= WHAT THIS TASK INVOLVES =
Your task is to give the listing below back word for word, pictures excluded.
## start
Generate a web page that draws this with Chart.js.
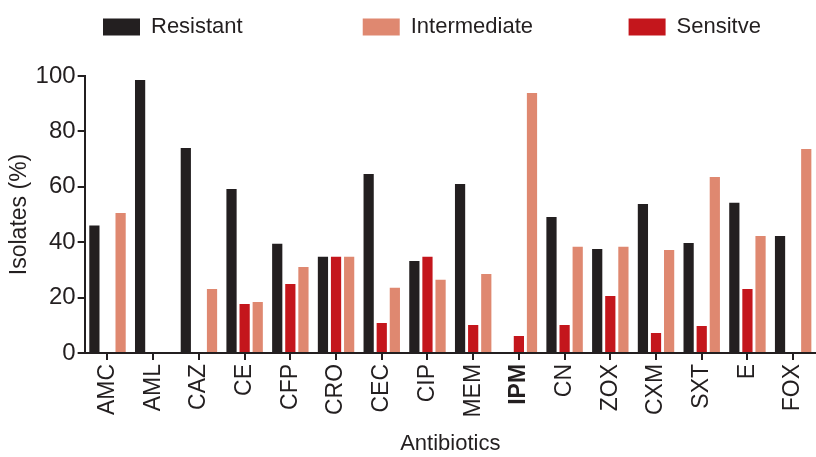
<!DOCTYPE html>
<html>
<head>
<meta charset="utf-8">
<script src="https://cdn.jsdelivr.net/npm/chart.js@4.4.0/dist/chart.umd.min.js"></script>
<style>
  html, body { margin: 0; padding: 0; background: #fff; }
</style>
</head>
<body>
<canvas id="amrChart" width="816" height="457"></canvas>
<script>
const antibiotics = ["AMC", "AML", "CAZ", "CE", "CFP", "CRO", "CEC", "CIP", "MEM", "IPM", "CN", "ZOX", "CXM", "SXT", "E", "FOX"];
const resistant    = [46, 98.6, 74, 59.2, 39.4, 34.7, 64.6, 33.2, 61, 0, 49.1, 37.5, 53.8, 39.7, 54.2, 42.2];
const sensitive    = [0, 0, 0, 17.7, 24.9, 34.7, 10.8, 34.7, 10.1, 6.1, 10.1, 20.6, 7.2, 9.7, 23.1, 0];
const intermediate = [50.5, 0, 23.1, 18.4, 31, 34.7, 23.5, 26.4, 28.5, 93.9, 38.3, 38.3, 37.2, 63.5, 42.2, 73.6];
const yTicks = [0, 20, 40, 60, 80, 100];

const ink = "#231f20";
const font = "'Liberation Sans', Arial, Helvetica, sans-serif";

// legend order differs from bar order
const legendOrder = { "Resistant": 0, "Intermediate": 1, "Sensitve": 2 };
const legendGap = { "Resistant": 18, "Intermediate": 14, "Sensitve": 0 };

const legendTweak = {
  id: "legendTweak",
  beforeInit(chart) {
    const lg = chart.legend;
    const fit = lg.fit;
    lg.fit = function () {
      fit.call(this);
      this.height += 28;
    };
  },
  afterLayout(chart) {
    const lg = chart.legend;
    const w = lg.right - lg.left;
    lg.left = 93;
    lg.right = 93 + w;
  }
};

const ctx = document.getElementById("amrChart").getContext("2d");
new Chart(ctx, {
  type: "bar",
  data: {
    labels: antibiotics,
    datasets: [
      { label: "Resistant", data: resistant, backgroundColor: ink },
      { label: "Sensitve", data: sensitive, backgroundColor: "#c4161c" },
      { label: "Intermediate", data: intermediate, backgroundColor: "#df8870" }
    ]
  },
  options: {
    responsive: false,
    devicePixelRatio: 1,
    animation: false,
    layout: { padding: { left: 6, right: -3, top: 6, bottom: 0 } },
    datasets: { bar: { categoryPercentage: 0.86, barPercentage: 0.78 } },
    plugins: {
      tooltip: { enabled: false },
      legend: {
        position: "top",
        align: "start",
        labels: {
          color: ink,
          font: { family: font, size: 22 },
          boxWidth: 37,
          boxHeight: 17,
          padding: 10,
          sort: (a, b) => legendOrder[a.text.trim()] - legendOrder[b.text.trim()],
          generateLabels(chart) {
            const items = Chart.defaults.plugins.legend.labels.generateLabels(chart);
            items.forEach(it => {
              it.lineWidth = 0;
              it.text = it.text + "\u00a0".repeat(legendGap[it.text]);
            });
            return items;
          }
        }
      }
    },
    scales: {
      x: {
        afterFit(scale) { scale.paddingLeft = 0; scale.paddingRight = 0; },
        grid: {
          display: true, drawOnChartArea: false, drawTicks: true,
          offset: false, tickLength: 7, color: ink, lineWidth: 2
        },
        border: { display: true, color: ink, width: 2 },
        ticks: {
          color: ink,
          minRotation: 90, maxRotation: 90,
          autoSkip: false,
          padding: 4,
          font: (c) => ({ family: font, size: 23, weight: c.tick && c.tick.label === "IPM" ? "bold" : "normal" })
        },
        title: {
          display: true, text: "Antibiotics", color: ink,
          font: { family: font, size: 22 }, padding: { top: 9, bottom: 0 }
        }
      },
      y: {
        min: 0, max: 100,
        afterBuildTicks(axis) { axis.ticks = yTicks.map(v => ({ value: v })); },
        grid: {
          display: true, drawOnChartArea: false, drawTicks: true,
          tickLength: 7, color: ink, lineWidth: 2
        },
        border: { display: true, color: ink, width: 2 },
        ticks: { color: ink, padding: 2, font: { family: font, size: 24 } },
        title: {
          display: true, text: "Isolates (%)", color: ink,
          font: { family: font, size: 23 }, padding: { top: 0, bottom: 0 }
        }
      }
    }
  },
  plugins: [legendTweak]
});
</script>
</body>
</html>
## end
= SOLUTION TO THIS TASK =
Generate a web page that draws this with Chart.js.
<!DOCTYPE html>
<html>
<head>
<meta charset="utf-8">
<script src="https://cdn.jsdelivr.net/npm/chart.js@4.4.0/dist/chart.umd.min.js"></script>
<style>
  html, body { margin: 0; padding: 0; background: #fff; }
</style>
</head>
<body>
<canvas id="amrChart" width="816" height="457"></canvas>
<script>
const antibiotics = ["AMC", "AML", "CAZ", "CE", "CFP", "CRO", "CEC", "CIP", "MEM", "IPM", "CN", "ZOX", "CXM", "SXT", "E", "FOX"];
const resistant    = [46, 98.6, 74, 59.2, 39.4, 34.7, 64.6, 33.2, 61, 0, 49.1, 37.5, 53.8, 39.7, 54.2, 42.2];
const sensitive    = [0, 0, 0, 17.7, 24.9, 34.7, 10.8, 34.7, 10.1, 6.1, 10.1, 20.6, 7.2, 9.7, 23.1, 0];
const intermediate = [50.5, 0, 23.1, 18.4, 31, 34.7, 23.5, 26.4, 28.5, 93.9, 38.3, 38.3, 37.2, 63.5, 42.2, 73.6];
const yTicks = [0, 20, 40, 60, 80, 100];

const ink = "#231f20";
const font = "'Liberation Sans', Arial, Helvetica, sans-serif";

// legend order differs from bar order
const legendOrder = { "Resistant": 0, "Intermediate": 1, "Sensitve": 2 };
const legendGap = { "Resistant": 18, "Intermediate": 14, "Sensitve": 0 };

const legendTweak = {
  id: "legendTweak",
  beforeInit(chart) {
    const lg = chart.legend;
    const fit = lg.fit;
    lg.fit = function () {
      fit.call(this);
      this.height += 28;
    };
  },
  afterLayout(chart) {
    const lg = chart.legend;
    const w = lg.right - lg.left;
    lg.left = 93;
    lg.right = 93 + w;
  }
};

const ctx = document.getElementById("amrChart").getContext("2d");
new Chart(ctx, {
  type: "bar",
  data: {
    labels: antibiotics,
    datasets: [
      { label: "Resistant", data: resistant, backgroundColor: ink },
      { label: "Sensitve", data: sensitive, backgroundColor: "#c4161c" },
      { label: "Intermediate", data: intermediate, backgroundColor: "#df8870" }
    ]
  },
  options: {
    responsive: false,
    devicePixelRatio: 1,
    animation: false,
    layout: { padding: { left: 6, right: -3, top: 6, bottom: 0 } },
    datasets: { bar: { categoryPercentage: 0.86, barPercentage: 0.78 } },
    plugins: {
      tooltip: { enabled: false },
      legend: {
        position: "top",
        align: "start",
        labels: {
          color: ink,
          font: { family: font, size: 22 },
          boxWidth: 37,
          boxHeight: 17,
          padding: 10,
          sort: (a, b) => legendOrder[a.text.trim()] - legendOrder[b.text.trim()],
          generateLabels(chart) {
            const items = Chart.defaults.plugins.legend.labels.generateLabels(chart);
            items.forEach(it => {
              it.lineWidth = 0;
              it.text = it.text + "\u00a0".repeat(legendGap[it.text]);
            });
            return items;
          }
        }
      }
    },
    scales: {
      x: {
        afterFit(scale) { scale.paddingLeft = 0; scale.paddingRight = 0; },
        grid: {
          display: true, drawOnChartArea: false, drawTicks: true,
          offset: false, tickLength: 7, color: ink, lineWidth: 2
        },
        border: { display: true, color: ink, width: 2 },
        ticks: {
          color: ink,
          minRotation: 90, maxRotation: 90,
          autoSkip: false,
          padding: 4,
          font: (c) => ({ family: font, size: 23, weight: c.tick && c.tick.label === "IPM" ? "bold" : "normal" })
        },
        title: {
          display: true, text: "Antibiotics", color: ink,
          font: { family: font, size: 22 }, padding: { top: 9, bottom: 0 }
        }
      },
      y: {
        min: 0, max: 100,
        afterBuildTicks(axis) { axis.ticks = yTicks.map(v => ({ value: v })); },
        grid: {
          display: true, drawOnChartArea: false, drawTicks: true,
          tickLength: 7, color: ink, lineWidth: 2
        },
        border: { display: true, color: ink, width: 2 },
        ticks: { color: ink, padding: 2, font: { family: font, size: 24 } },
        title: {
          display: true, text: "Isolates (%)", color: ink,
          font: { family: font, size: 23 }, padding: { top: 0, bottom: 0 }
        }
      }
    }
  },
  plugins: [legendTweak]
});
</script>
</body>
</html>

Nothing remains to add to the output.